COLLECTED MATERIAL
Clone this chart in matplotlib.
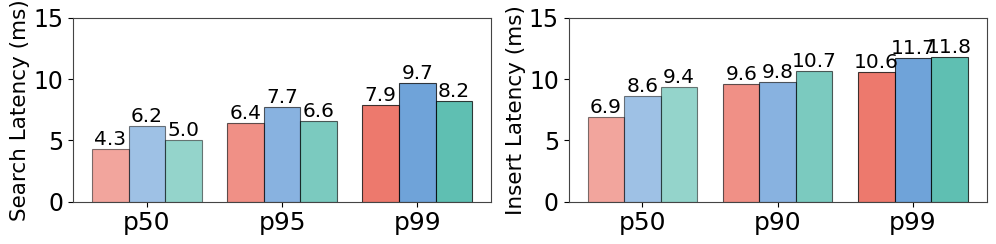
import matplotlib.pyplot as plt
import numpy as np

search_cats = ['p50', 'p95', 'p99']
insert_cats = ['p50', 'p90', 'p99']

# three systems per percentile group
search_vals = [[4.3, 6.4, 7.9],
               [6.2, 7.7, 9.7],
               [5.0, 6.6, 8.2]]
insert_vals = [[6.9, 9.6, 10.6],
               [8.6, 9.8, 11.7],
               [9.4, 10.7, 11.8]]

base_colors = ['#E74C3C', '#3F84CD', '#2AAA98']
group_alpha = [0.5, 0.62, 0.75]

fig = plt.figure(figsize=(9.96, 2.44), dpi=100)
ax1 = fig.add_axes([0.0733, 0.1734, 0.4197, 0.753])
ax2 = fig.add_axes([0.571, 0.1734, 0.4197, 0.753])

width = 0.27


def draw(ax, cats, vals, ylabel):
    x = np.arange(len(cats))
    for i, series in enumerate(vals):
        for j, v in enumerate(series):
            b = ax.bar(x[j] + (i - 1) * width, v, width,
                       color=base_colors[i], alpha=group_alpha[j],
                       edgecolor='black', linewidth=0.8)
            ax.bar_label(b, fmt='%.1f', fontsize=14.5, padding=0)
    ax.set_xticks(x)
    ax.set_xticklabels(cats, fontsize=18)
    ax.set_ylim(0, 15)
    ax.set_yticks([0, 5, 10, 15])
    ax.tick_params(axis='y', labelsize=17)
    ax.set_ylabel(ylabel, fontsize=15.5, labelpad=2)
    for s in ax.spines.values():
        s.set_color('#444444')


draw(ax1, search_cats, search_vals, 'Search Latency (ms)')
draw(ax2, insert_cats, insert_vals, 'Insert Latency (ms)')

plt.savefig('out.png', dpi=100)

PROMPT
Repeat the listing above exactly from its first line to the line containing "width = 0.27", both included, and omit the pictures.

SOLVED PROBLEM
Clone this chart in matplotlib.
import matplotlib.pyplot as plt
import numpy as np

search_cats = ['p50', 'p95', 'p99']
insert_cats = ['p50', 'p90', 'p99']

# three systems per percentile group
search_vals = [[4.3, 6.4, 7.9],
               [6.2, 7.7, 9.7],
               [5.0, 6.6, 8.2]]
insert_vals = [[6.9, 9.6, 10.6],
               [8.6, 9.8, 11.7],
               [9.4, 10.7, 11.8]]

base_colors = ['#E74C3C', '#3F84CD', '#2AAA98']
group_alpha = [0.5, 0.62, 0.75]

fig = plt.figure(figsize=(9.96, 2.44), dpi=100)
ax1 = fig.add_axes([0.0733, 0.1734, 0.4197, 0.753])
ax2 = fig.add_axes([0.571, 0.1734, 0.4197, 0.753])

width = 0.27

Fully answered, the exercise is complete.